— START Excerpted records —
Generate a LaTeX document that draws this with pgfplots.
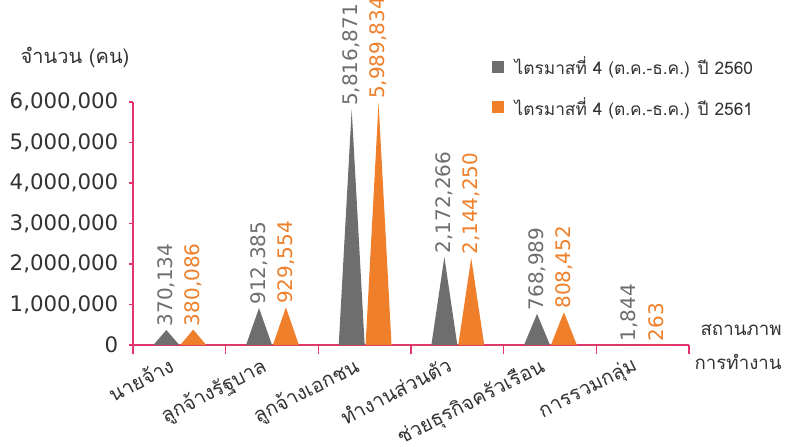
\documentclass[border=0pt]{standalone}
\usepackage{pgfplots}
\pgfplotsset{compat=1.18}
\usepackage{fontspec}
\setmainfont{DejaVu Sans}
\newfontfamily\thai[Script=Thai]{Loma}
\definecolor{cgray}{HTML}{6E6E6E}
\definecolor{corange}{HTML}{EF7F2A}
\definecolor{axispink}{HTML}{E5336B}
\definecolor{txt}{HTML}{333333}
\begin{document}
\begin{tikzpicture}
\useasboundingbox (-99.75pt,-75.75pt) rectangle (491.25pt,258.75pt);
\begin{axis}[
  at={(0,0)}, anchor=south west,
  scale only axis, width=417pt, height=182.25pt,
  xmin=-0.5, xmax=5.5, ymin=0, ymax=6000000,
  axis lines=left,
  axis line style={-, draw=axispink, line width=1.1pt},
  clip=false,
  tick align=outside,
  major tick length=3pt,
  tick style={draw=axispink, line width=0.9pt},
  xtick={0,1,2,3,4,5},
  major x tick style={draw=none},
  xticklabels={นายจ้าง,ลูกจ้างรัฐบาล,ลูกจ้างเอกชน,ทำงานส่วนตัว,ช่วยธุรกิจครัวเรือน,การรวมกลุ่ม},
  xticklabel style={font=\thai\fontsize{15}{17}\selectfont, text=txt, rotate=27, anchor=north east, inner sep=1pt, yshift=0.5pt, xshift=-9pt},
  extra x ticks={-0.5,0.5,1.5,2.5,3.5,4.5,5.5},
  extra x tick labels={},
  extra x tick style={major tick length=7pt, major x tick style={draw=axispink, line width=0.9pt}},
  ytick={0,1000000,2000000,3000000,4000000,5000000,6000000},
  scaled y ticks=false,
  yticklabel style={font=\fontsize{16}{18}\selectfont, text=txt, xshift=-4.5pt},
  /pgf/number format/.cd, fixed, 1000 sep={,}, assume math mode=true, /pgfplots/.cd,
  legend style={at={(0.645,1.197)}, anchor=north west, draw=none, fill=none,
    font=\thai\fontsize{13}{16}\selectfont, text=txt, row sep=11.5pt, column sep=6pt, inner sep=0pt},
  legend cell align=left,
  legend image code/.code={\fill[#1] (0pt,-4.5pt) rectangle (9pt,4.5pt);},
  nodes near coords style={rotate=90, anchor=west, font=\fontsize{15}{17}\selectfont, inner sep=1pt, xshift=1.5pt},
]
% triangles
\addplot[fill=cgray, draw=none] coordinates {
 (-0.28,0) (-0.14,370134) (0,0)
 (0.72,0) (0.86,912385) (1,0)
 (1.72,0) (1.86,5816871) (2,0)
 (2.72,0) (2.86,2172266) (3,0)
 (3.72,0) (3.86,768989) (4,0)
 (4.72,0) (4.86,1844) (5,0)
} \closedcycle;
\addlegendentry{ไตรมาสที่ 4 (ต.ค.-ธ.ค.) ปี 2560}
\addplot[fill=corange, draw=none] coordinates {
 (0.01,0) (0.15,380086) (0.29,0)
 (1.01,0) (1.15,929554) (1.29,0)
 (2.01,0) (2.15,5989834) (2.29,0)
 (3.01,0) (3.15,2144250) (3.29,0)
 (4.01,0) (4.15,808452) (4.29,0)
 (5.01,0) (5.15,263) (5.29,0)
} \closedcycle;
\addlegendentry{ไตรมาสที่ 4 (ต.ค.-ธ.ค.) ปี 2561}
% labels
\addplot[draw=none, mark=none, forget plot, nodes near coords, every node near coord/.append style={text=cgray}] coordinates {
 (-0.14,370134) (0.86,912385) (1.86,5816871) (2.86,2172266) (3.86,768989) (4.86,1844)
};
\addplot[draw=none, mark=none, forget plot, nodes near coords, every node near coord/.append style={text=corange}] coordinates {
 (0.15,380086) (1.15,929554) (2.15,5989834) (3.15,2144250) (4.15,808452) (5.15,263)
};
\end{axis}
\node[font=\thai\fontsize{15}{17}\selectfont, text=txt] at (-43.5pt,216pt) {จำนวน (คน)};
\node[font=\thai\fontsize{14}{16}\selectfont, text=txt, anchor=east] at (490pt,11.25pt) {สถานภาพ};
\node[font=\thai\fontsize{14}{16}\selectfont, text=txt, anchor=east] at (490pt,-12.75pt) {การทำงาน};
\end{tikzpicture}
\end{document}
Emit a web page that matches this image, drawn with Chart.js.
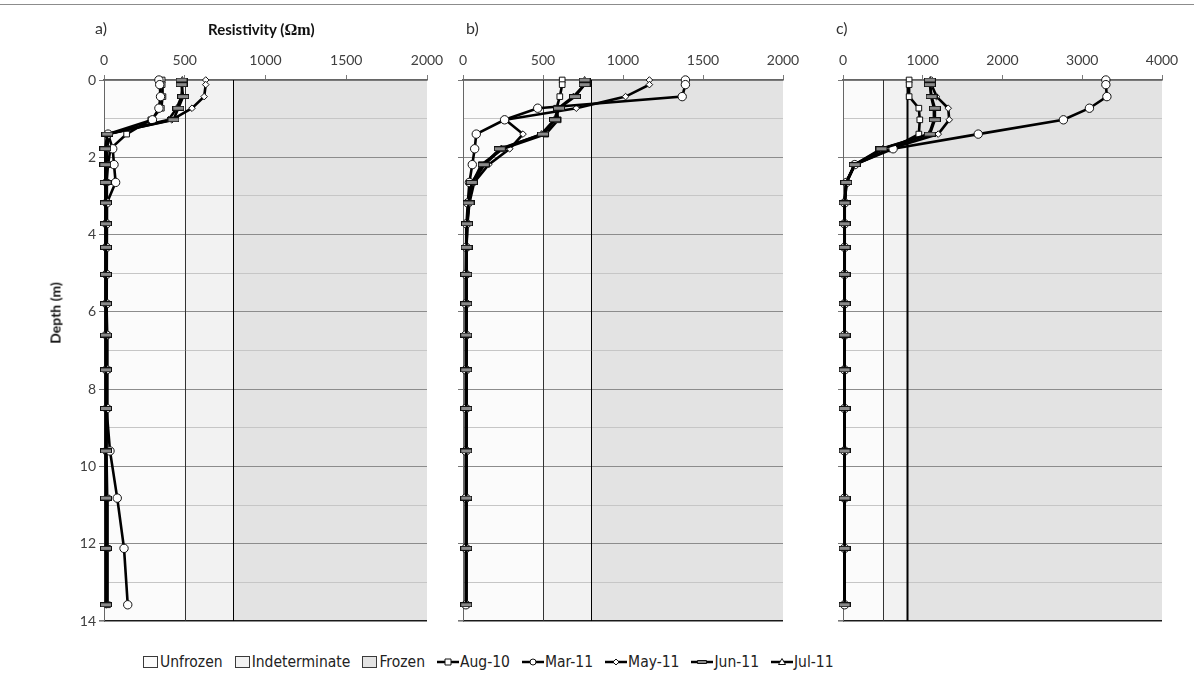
— END Excerpted records —
Task details: Leave out the pictures and transcribe everything else exactly.

Reply to the exercise:
Generate a LaTeX document that draws this with pgfplots.
\documentclass[border=0pt]{standalone}
\usepackage{pgfplots}
\pgfplotsset{compat=1.18}
\usepackage{fontspec}
\setmainfont{DejaVu Sans}
\newfontfamily\thai[Script=Thai]{Loma}
\definecolor{cgray}{HTML}{6E6E6E}
\definecolor{corange}{HTML}{EF7F2A}
\definecolor{axispink}{HTML}{E5336B}
\definecolor{txt}{HTML}{333333}
\begin{document}
\begin{tikzpicture}
\useasboundingbox (-99.75pt,-75.75pt) rectangle (491.25pt,258.75pt);
\begin{axis}[
  at={(0,0)}, anchor=south west,
  scale only axis, width=417pt, height=182.25pt,
  xmin=-0.5, xmax=5.5, ymin=0, ymax=6000000,
  axis lines=left,
  axis line style={-, draw=axispink, line width=1.1pt},
  clip=false,
  tick align=outside,
  major tick length=3pt,
  tick style={draw=axispink, line width=0.9pt},
  xtick={0,1,2,3,4,5},
  major x tick style={draw=none},
  xticklabels={นายจ้าง,ลูกจ้างรัฐบาล,ลูกจ้างเอกชน,ทำงานส่วนตัว,ช่วยธุรกิจครัวเรือน,การรวมกลุ่ม},
  xticklabel style={font=\thai\fontsize{15}{17}\selectfont, text=txt, rotate=27, anchor=north east, inner sep=1pt, yshift=0.5pt, xshift=-9pt},
  extra x ticks={-0.5,0.5,1.5,2.5,3.5,4.5,5.5},
  extra x tick labels={},
  extra x tick style={major tick length=7pt, major x tick style={draw=axispink, line width=0.9pt}},
  ytick={0,1000000,2000000,3000000,4000000,5000000,6000000},
  scaled y ticks=false,
  yticklabel style={font=\fontsize{16}{18}\selectfont, text=txt, xshift=-4.5pt},
  /pgf/number format/.cd, fixed, 1000 sep={,}, assume math mode=true, /pgfplots/.cd,
  legend style={at={(0.645,1.197)}, anchor=north west, draw=none, fill=none,
    font=\thai\fontsize{13}{16}\selectfont, text=txt, row sep=11.5pt, column sep=6pt, inner sep=0pt},
  legend cell align=left,
  legend image code/.code={\fill[#1] (0pt,-4.5pt) rectangle (9pt,4.5pt);},
  nodes near coords style={rotate=90, anchor=west, font=\fontsize{15}{17}\selectfont, inner sep=1pt, xshift=1.5pt},
]
% triangles
\addplot[fill=cgray, draw=none] coordinates {
 (-0.28,0) (-0.14,370134) (0,0)
 (0.72,0) (0.86,912385) (1,0)
 (1.72,0) (1.86,5816871) (2,0)
 (2.72,0) (2.86,2172266) (3,0)
 (3.72,0) (3.86,768989) (4,0)
 (4.72,0) (4.86,1844) (5,0)
} \closedcycle;
\addlegendentry{ไตรมาสที่ 4 (ต.ค.-ธ.ค.) ปี 2560}
\addplot[fill=corange, draw=none] coordinates {
 (0.01,0) (0.15,380086) (0.29,0)
 (1.01,0) (1.15,929554) (1.29,0)
 (2.01,0) (2.15,5989834) (2.29,0)
 (3.01,0) (3.15,2144250) (3.29,0)
 (4.01,0) (4.15,808452) (4.29,0)
 (5.01,0) (5.15,263) (5.29,0)
} \closedcycle;
\addlegendentry{ไตรมาสที่ 4 (ต.ค.-ธ.ค.) ปี 2561}
% labels
\addplot[draw=none, mark=none, forget plot, nodes near coords, every node near coord/.append style={text=cgray}] coordinates {
 (-0.14,370134) (0.86,912385) (1.86,5816871) (2.86,2172266) (3.86,768989) (4.86,1844)
};
\addplot[draw=none, mark=none, forget plot, nodes near coords, every node near coord/.append style={text=corange}] coordinates {
 (0.15,380086) (1.15,929554) (2.15,5989834) (3.15,2144250) (4.15,808452) (5.15,263)
};
\end{axis}
\node[font=\thai\fontsize{15}{17}\selectfont, text=txt] at (-43.5pt,216pt) {จำนวน (คน)};
\node[font=\thai\fontsize{14}{16}\selectfont, text=txt, anchor=east] at (490pt,11.25pt) {สถานภาพ};
\node[font=\thai\fontsize{14}{16}\selectfont, text=txt, anchor=east] at (490pt,-12.75pt) {การทำงาน};
\end{tikzpicture}
\end{document}
Emit a web page that matches this image, drawn with Chart.js.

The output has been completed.